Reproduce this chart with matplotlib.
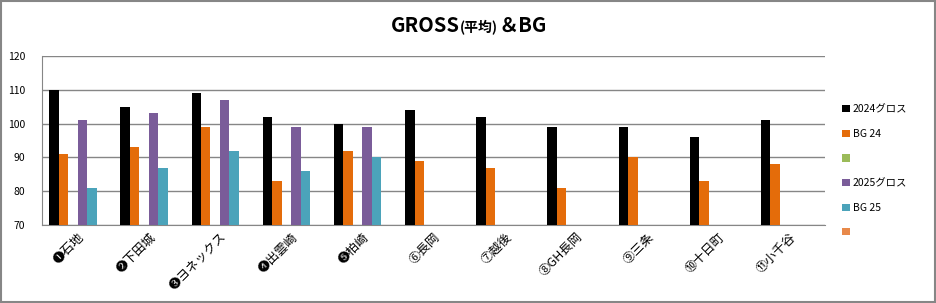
import numpy as np
import matplotlib.pyplot as plt
from matplotlib.patches import Rectangle

plt.rcParams['font.family'] = ['Noto Sans CJK JP', 'DejaVu Sans']

stores = ['❶石地', '❷下田城', '❸ヨネックス', '❹出雲崎', '❺柏崎', '⑥長岡',
          '⑦越後', '⑧GH長岡', '⑨三条', '⑩十日町', '⑪小千谷']
gross24 = [110, 105, 109, 102, 100, 104, 102, 99, 99, 96, 101]
bg24 = [91, 93, 99, 83, 92, 89, 87, 81, 90, 83, 88]
blank1 = [np.nan] * 11
gross25 = [101, 103, 107, 99, 99, np.nan, np.nan, np.nan, np.nan, np.nan, np.nan]
bg25 = [81, 87, 92, 86, 90, np.nan, np.nan, np.nan, np.nan, np.nan, np.nan]
blank2 = [np.nan] * 11

series = [
    ('2024グロス', gross24, '#000000'),
    ('BG 24', bg24, '#E46C0A'),
    (' ', blank1, '#9BBB59'),
    ('2025グロス', gross25, '#7A5C99'),
    ('BG 25', bg25, '#4BA3BA'),
    ('  ', blank2, '#E8894A'),
]

fig = plt.figure(figsize=(9.37, 3.03), dpi=100)
ax = fig.add_axes([0.0448, 0.2574, 0.8357, 0.5578])

x = np.arange(len(stores))
w = 0.133
for i, (name, vals, col) in enumerate(series):
    v = np.array(vals, dtype=float)
    ax.bar(x + (i - 2.5) * w, v - 70, bottom=70, width=w, color=col, label=name,
           zorder=3)

ax.set_ylim(70, 120)
ax.set_xlim(-0.5, len(stores) - 0.5)
ax.set_yticks(range(70, 121, 10))
ax.yaxis.grid(True, color='#868686', linewidth=1, zorder=0)
ax.tick_params(axis='y', length=0, labelsize=7.5, pad=12)
ax.tick_params(axis='x', length=0, pad=4)
ax.set_xticks(x)
ax.set_xticklabels(stores, rotation=45, ha='right', rotation_mode='anchor',
                   fontsize=9)
for s in ['top', 'right']:
    ax.spines[s].set_visible(False)
for s in ['left', 'bottom']:
    ax.spines[s].set_color('#868686')

leg = ax.legend(loc='center left', bbox_to_anchor=(1.01, 0.32), frameon=False,
                fontsize=7.5, handlelength=0.7, handleheight=0.7,
                handletextpad=0.3, labelspacing=1.4)

# title with smaller middle part
fig.canvas.draw()
r = fig.canvas.get_renderer()
parts = [('GROSS', 14.5), ('(平均)', 10), ('＆BG', 14.5)]
texts = []
for s, fs in parts:
    texts.append(fig.text(0, 0.894, s, fontsize=fs, fontweight='bold',
                          va='baseline'))
widths = [t.get_window_extent(r).width for t in texts]
total = sum(widths)
xpos = 469 - total / 2
for t, wd in zip(texts, widths):
    t.set_x(xpos / 937)
    xpos += wd

fig.patches.append(Rectangle((0.001, 0.002), 0.997, 0.995,
                             transform=fig.transFigure, fill=False,
                             edgecolor='#868686', linewidth=1.5))

fig.savefig('out.png', dpi=100)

→ Task details
Give again exactly the lines running from the beginning of the material above through the line that contains "plt.rcParams['font.family'] = ['Noto", and leave out every picture.

→ Result for this task
Reproduce this chart with matplotlib.
import numpy as np
import matplotlib.pyplot as plt
from matplotlib.patches import Rectangle

plt.rcParams['font.family'] = ['Noto Sans CJK JP', 'DejaVu Sans']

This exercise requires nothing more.